A hospital worker who was left anxious and afraid after an attempted break-in says she finally feels safe in her home again after receiving free Safer Streets security upgrades.
Louise Elvin was at her Top Valley home watching TV with her husband when a suspicious man walked down their garden path and tried their door handle.
Luckily her husband saw what was happening and chased the man off before he could get into the property – but the incident just over two years ago left Louise nervous that it could happen again.
“I have anxiety so I started to get nervous about it. I didn’t feel safe, especially when we are out of the house,” said Louise, a theatre support worker at the City Hospital.
“We work long hours. I work 12 hours a day at the hospital and you just want to feel your home is protected.”
When Louise received a leaflet through her door informing her she could receive free security devices through the Safer Streets scheme – which covers a specific part of Top Valley where she lives – she jumped at the chance.
The 58-year-old has now had a Ring video doorbell and window alarms fitted and is due to receive motion sensor lighting, CCTV, and a security bolt on her back gate.
“It means I can feel safe and know that when I’m at work I’m not going to get burgled and I’ve done everything I can to secure the house, thanks to the Safer Streets scheme,” she said.
“I really appreciate it because we don’t have lots of money and we have got all this for nothing. It has made me feel happy and that I don’t need to worry.”
The Office of the Police and Crime Commissioner for Nottinghamshire was successful in securing £3 million of funding through the Home Office’s Safer Streets programme in July 2022.
Since then it has been working alongside Nottinghamshire Police and each of the local authorities across Nottingham and Nottinghamshire, including Nottingham City Council, to implement a wide range of measures to make people feel safer.
These measures include installing CCTV and better street lighting in public spaces to make people feel more secure when they are out and about, installing automatic number plate recognition cameras to allow police to track vehicles linked to criminality, Safe Spaces scheme in businesses to give people in distress a haven of safety, and allowing councils to employ Safer Street Wardens to conduct high visibility patrols.
In some specific areas where the funding has been allocated, including parts of Top Valley, burglary prevention officers are also able to offer free security devices to burglary victims to prevent repeat offences.
Match funding from police and council partners has also allowed for extra high-visibility police officer patrols in the Safer Streets areas.
The aim of the Safer Streets scheme is to tackle neighbourhood crime – such as burglary, theft and vehicle crime – as well as deter antisocial behaviour and violence against women and girls.
Burglary prevention officers PCSO Amardeep Sandhu, of Nottinghamshire Police, and Julian Best, of Nottingham City Council, work together on the project to secure people’s homes.
PCSO Sandhu has visited dozens of homes to make them aware of the scheme and assess them for potential security installations.

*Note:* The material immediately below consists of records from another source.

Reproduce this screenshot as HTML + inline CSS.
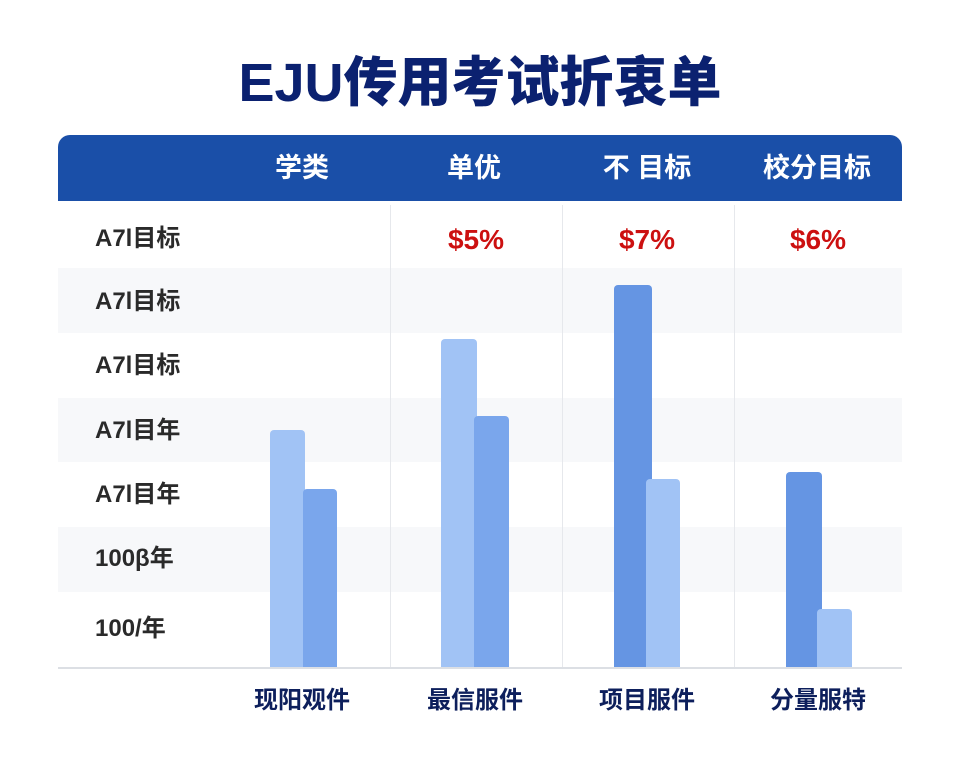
<!DOCTYPE html>
<html><head><meta charset="utf-8"><style>
body{margin:0;width:960px;height:768px;background:#fff;position:relative;overflow:hidden;font-family:"Liberation Sans","Noto Sans CJK SC",sans-serif}
.a{position:absolute}
.t{left:0;width:960px;top:48px;text-align:center;font-size:54px;font-weight:900;color:#0b2170;line-height:70px;letter-spacing:0}
.hd{left:58px;top:135px;width:844px;height:66px;background:#1a4fa8;border-radius:12px 12px 0 0}
.h{top:151px;color:#fff;font-size:27px;font-weight:700;width:160px;text-align:center;line-height:34px}
.g{left:58px;width:844px;background:#f7f8fa}
.l{left:95px;font-size:24px;font-weight:700;color:#2a2a2a;line-height:30px}
.r{top:223px;color:#cc1010;font-size:28px;font-weight:700;width:160px;text-align:center;line-height:34px}
.v{top:205px;width:1px;height:463px;background:#e6e8ec}
.b{border-radius:4px 4px 0 0}
.L{background:#a1c3f5}.M{background:#7aa6ec}.D{background:#6595e3}
.x{top:685px;font-size:24px;font-weight:700;color:#0d1f5c;width:160px;text-align:center;line-height:32px}
</style></head><body>
<div class="a t">EJU传用考试折衷单</div>
<div class="a hd"></div>
<div class="a h" style="left:222px">学类</div>
<div class="a h" style="left:394px">单优</div>
<div class="a h" style="left:567px">不 目标</div>
<div class="a h" style="left:737px">校分目标</div>
<div class="a g" style="top:268px;height:65px"></div>
<div class="a g" style="top:398px;height:64px"></div>
<div class="a g" style="top:527px;height:65px"></div>
<div class="a v" style="left:390px"></div>
<div class="a v" style="left:562px"></div>
<div class="a v" style="left:734px"></div>
<div class="a l" style="top:224px">A7l目标</div>
<div class="a l" style="top:287px">A7l目标</div>
<div class="a l" style="top:351px">A7l目标</div>
<div class="a l" style="top:416px">A7l目年</div>
<div class="a l" style="top:480px">A7l目年</div>
<div class="a l" style="top:544px">100β年</div>
<div class="a l" style="top:614px">100/年</div>
<div class="a r" style="left:396px">$5%</div>
<div class="a r" style="left:567px">$7%</div>
<div class="a r" style="left:738px">$6%</div>
<div class="a b L" style="left:270px;top:430px;width:35px;height:238px"></div>
<div class="a b M" style="left:303px;top:489px;width:34px;height:179px"></div>
<div class="a b L" style="left:441px;top:339px;width:36px;height:329px"></div>
<div class="a b M" style="left:474px;top:416px;width:35px;height:252px"></div>
<div class="a b D" style="left:614px;top:285px;width:38px;height:383px"></div>
<div class="a b L" style="left:646px;top:479px;width:34px;height:189px"></div>
<div class="a b D" style="left:786px;top:472px;width:36px;height:196px"></div>
<div class="a b L" style="left:817px;top:609px;width:35px;height:59px"></div>
<div class="a" style="left:58px;top:667px;width:844px;height:2px;background:#dcdfe4"></div>
<div class="a x" style="left:222px">现阳观件</div>
<div class="a x" style="left:395px">最信服件</div>
<div class="a x" style="left:567px">项目服件</div>
<div class="a x" style="left:738px">分量服特</div>
</body></html>
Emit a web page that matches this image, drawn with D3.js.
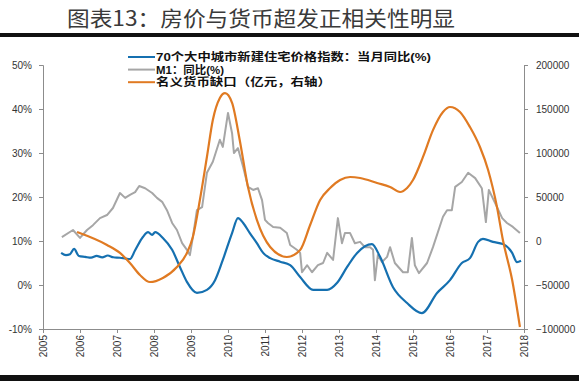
<!DOCTYPE html>
<html>
<head>
<meta charset="utf-8">
<script src="https://cdn.jsdelivr.net/npm/d3@7"></script>
<style>
  body { margin: 0; background: #fff; }
  svg { display: block; }
  .axis path, .axis line { stroke: #8c8c8c; }
  .axis text { font: 10px "Liberation Sans", Arial, sans-serif; fill: #333; }
</style>
</head>
<body>
<svg id="chart" width="579" height="381"></svg>
<script>
// 70个大中城市新建住宅价格指数 当月同比 (%)
var houseIdx = [
  [2005.49, 7.3], [2005.62, 6.8], [2005.73, 7.0], [2005.84, 8.2], [2005.97, 6.6],
  [2006.14, 6.4], [2006.3, 6.2], [2006.45, 6.6], [2006.6, 6.3], [2006.75, 6.7],
  [2006.9, 6.3], [2007.08, 6.2], [2007.24, 6.0], [2007.35, 5.9], [2007.49, 7.9],
  [2007.7, 10.9], [2007.84, 12.0], [2007.95, 11.4], [2008.03, 12.0], [2008.24, 10.7],
  [2008.49, 8.0], [2008.7, 4.1], [2008.89, 0.7], [2009.16, -1.8], [2009.43, -1.1],
  [2009.65, 1.1], [2009.86, 5.7], [2010.11, 11.8], [2010.27, 15.2], [2010.41, 14.1],
  [2010.59, 11.8], [2010.78, 9.5], [2010.95, 7.3], [2011.14, 6.1], [2011.41, 5.3],
  [2011.68, 4.5], [2011.95, 1.8], [2012.3, -1.1], [2012.68, -1.1], [2012.95, 0.5],
  [2013.22, 4.1], [2013.49, 7.3], [2013.89, 9.3], [2014.11, 6.4], [2014.46, -0.5],
  [2014.84, -4.1], [2015.24, -6.4], [2015.65, -1.8], [2016.0, 1.1], [2016.32, 5.0],
  [2016.54, 6.1], [2016.76, 9.8], [2016.89, 10.5], [2017.16, 9.8], [2017.43, 9.3],
  [2017.68, 7.3], [2017.81, 5.2], [2017.92, 5.5]
];

// M1 同比 (%)
var m1 = [
  [2005.51, 10.9], [2005.81, 12.5], [2006.0, 10.7], [2006.19, 12.5], [2006.35, 13.6],
  [2006.54, 15.2], [2006.73, 15.9], [2006.89, 17.5], [2007.08, 20.9], [2007.22, 19.8],
  [2007.35, 20.5], [2007.49, 21.1], [2007.6, 22.5], [2007.76, 22.0], [2007.95, 20.9],
  [2008.08, 19.8], [2008.22, 18.9], [2008.35, 17.0], [2008.49, 14.1], [2008.62, 12.5],
  [2008.76, 9.5], [2008.89, 8.0], [2008.97, 6.8], [2009.05, 10.9], [2009.16, 17.0],
  [2009.3, 17.7], [2009.43, 25.5], [2009.59, 28.0], [2009.78, 33.0], [2009.86, 31.4],
  [2010.0, 39.1], [2010.11, 34.5], [2010.16, 30.0], [2010.27, 31.1], [2010.41, 26.8],
  [2010.54, 22.3], [2010.68, 21.6], [2010.81, 22.0], [2010.92, 19.3], [2011.0, 14.8],
  [2011.08, 14.1], [2011.22, 13.2], [2011.41, 13.0], [2011.59, 11.8], [2011.68, 9.1],
  [2011.86, 8.0], [2011.95, 7.3], [2012.0, 2.9], [2012.14, 4.5], [2012.27, 2.9],
  [2012.43, 4.5], [2012.57, 5.0], [2012.68, 7.3], [2012.84, 5.7], [2012.97, 15.2],
  [2013.08, 9.5], [2013.16, 11.8], [2013.3, 11.8], [2013.43, 9.5], [2013.57, 9.8],
  [2013.7, 8.6], [2013.84, 8.6], [2013.92, 8.0], [2013.97, 1.1], [2014.05, 6.8],
  [2014.16, 5.2], [2014.3, 6.4], [2014.38, 8.6], [2014.51, 5.0], [2014.73, 2.9],
  [2014.86, 2.9], [2014.97, 10.7], [2015.05, 4.5], [2015.16, 2.7], [2015.38, 5.0],
  [2015.54, 8.6], [2015.81, 15.5], [2015.92, 17.0], [2016.05, 17.0], [2016.14, 22.3],
  [2016.32, 23.4], [2016.49, 25.5], [2016.68, 24.3], [2016.86, 22.0], [2016.97, 14.3],
  [2017.05, 21.6], [2017.22, 18.6], [2017.41, 15.2], [2017.54, 14.1], [2017.7, 13.2],
  [2017.89, 11.8]
];

// 名义货币缺口 (亿元, 右轴)
var moneyGap = [
  [2005.92, 10200], [2006.73, -4500], [2007.08, -13600], [2007.35, -25000], [2007.62, -38600],
  [2007.89, -46600], [2008.24, -42000], [2008.62, -29500], [2008.89, -13600], [2009.05, 4500],
  [2009.24, 46600], [2009.43, 95500], [2009.59, 137500], [2009.78, 162500], [2009.92, 168000],
  [2010.11, 157000], [2010.32, 114000], [2010.54, 61400], [2010.78, 23900], [2011.14, -6800],
  [2011.59, -18200], [2011.95, -10200], [2012.22, 18200], [2012.49, 46600], [2012.76, 60200],
  [2013.03, 69300], [2013.3, 72700], [2013.57, 71600], [2014.03, 65900], [2014.38, 61400],
  [2014.65, 55700], [2014.84, 60200], [2015.0, 69300], [2015.27, 95500], [2015.54, 126000],
  [2015.81, 146600], [2016.0, 152300], [2016.27, 146600], [2016.54, 129500], [2016.81, 106800],
  [2017.03, 80700], [2017.27, 38600], [2017.43, 1100], [2017.68, -44300], [2017.89, -97700]
];

var years = d3.range(2005, 2019);
var leftTicks = [-10, 0, 10, 20, 30, 40, 50];
var rightTicks = [-100000, -50000, 0, 50000, 100000, 150000, 200000];
var legendNames = ["70个大中城市新建住宅价格指数：当月同比(%)", "M1：同比(%)", "名义货币缺口（亿元，右轴）"];
var colors = ["#1570b0", "#a6a6a6", "#e07a22"];

var svg = d3.select("#chart"),
    margin = {top: 65, right: 55, bottom: 52, left: 43},
    width = +svg.attr("width") - margin.left - margin.right,
    height = +svg.attr("height") - margin.top - margin.bottom;

/* 标题 */
svg.append("text")
    .attr("x", 67)
    .attr("y", 26)
    .attr("textLength", 388)
    .attr("lengthAdjust", "spacingAndGlyphs")
    .attr("fill", "#3a3a3a")
    .style("font", "21px 'Noto Sans CJK SC', sans-serif")
    .text("图表13：房价与货币超发正相关性明显");

svg.append("rect").attr("x", 0).attr("y", 33).attr("width", 579).attr("height", 4).attr("fill", "#111");
svg.append("rect").attr("x", 0).attr("y", 375).attr("width", 579).attr("height", 6).attr("fill", "#111");

var g = svg.append("g").attr("transform", "translate(" + margin.left + "," + margin.top + ")");

var x = d3.scaleLinear().domain([2005, 2018]).range([0, width]);
var yL = d3.scaleLinear().domain([-10, 50]).range([height, 0]);
var yR = d3.scaleLinear().domain([-100000, 200000]).range([height, 0]);

/* 坐标轴 */
g.append("g")
    .attr("class", "axis")
    .call(d3.axisLeft(yL).tickValues(leftTicks).tickSize(4).tickPadding(7).tickFormat(function(d) { return d + "%"; }));

g.append("g")
    .attr("class", "axis")
    .attr("transform", "translate(" + width + ",0)")
    .call(d3.axisRight(yR).tickValues(rightTicks).tickSize(4).tickPadding(8).tickFormat(d3.format("d")));

var xAxis = g.append("g")
    .attr("class", "axis")
    .attr("transform", "translate(0," + height + ")")
    .call(d3.axisBottom(x).tickValues(years).tickSize(4).tickFormat(d3.format("d")));
xAxis.selectAll("text")
    .attr("transform", "rotate(-90)")
    .attr("text-anchor", "end")
    .attr("x", -6)
    .attr("y", 0)
    .attr("dy", "0.35em");
g.selectAll(".axis path.domain").attr("stroke", "#8c8c8c");

/* 折线 */
var lineL = d3.line().x(function(d) { return x(d[0]); }).y(function(d) { return yL(d[1]); });
var lineR = d3.line().x(function(d) { return x(d[0]); }).y(function(d) { return yR(d[1]); }).curve(d3.curveMonotoneX);

g.append("path").datum(m1)
    .attr("fill", "none").attr("stroke", colors[1]).attr("stroke-width", 2)
    .attr("stroke-linejoin", "round")
    .attr("d", lineL);

g.append("path").datum(houseIdx)
    .attr("fill", "none").attr("stroke", colors[0]).attr("stroke-width", 2.2)
    .attr("stroke-linejoin", "round")
    .attr("d", lineL.curve(d3.curveMonotoneX));

g.append("path").datum(moneyGap)
    .attr("fill", "none").attr("stroke", colors[2]).attr("stroke-width", 2.2)
    .attr("d", lineR);

/* 图例 */
var legendW = [275, 68, 175];
var legend = svg.selectAll(".legend")
    .data(legendNames)
    .enter().append("g")
      .attr("class", "legend")
      .attr("transform", function(d, i) { return "translate(128," + (57 + i * 12.6) + ")"; });

legend.append("line")
    .attr("x1", 0).attr("x2", 27)
    .attr("stroke", function(d, i) { return colors[i]; })
    .attr("stroke-width", 2);

legend.append("text")
    .attr("x", 28)
    .attr("dy", "0.36em")
    .attr("textLength", function(d, i) { return legendW[i]; })
    .attr("lengthAdjust", "spacingAndGlyphs")
    .attr("fill", "#111")
    .style("font", "bold 11px 'Liberation Sans', 'Noto Sans CJK SC', sans-serif")
    .text(function(d) { return d; });
</script>
</body>
</html>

“People have been very positive. It is something Top Valley has needed for a long time. They have not had anything like this before,” he said.
“Most burglars are opportunists. They try handles and look for easy targets. But when they walk down the street and see security devices everywhere it puts them off because it’s not an easy grab.
“It is a visible deterrent and we know from other areas where this has been done it has reduced burglary and made people feel safer.”
Burglary victims in the defined area of Top Valley where the scheme is operating can still take advantage of the scheme for a limited time.
Police and Crime Commissioner Caroline Henry said:
“Safer Streets has a real impact on people’s feelings of safety. We are achieving this by working in partnership with police and councils to put more uniform presence on the streets and more security measures in people’s homes and in public areas.”
Councillor Neghat Khan, the Portfolio Holder for Neighbourhoods, Safety and Inclusion at Nottingham City Council, said: “Break-ins and burglaries are a deeply upsetting crime which undermines people’s confidence and ability to feel comfortable in their own properties. It’s great to hear that these measures are helping to restore that confidence and comfort and deter further incidents in those neighbourhoods.”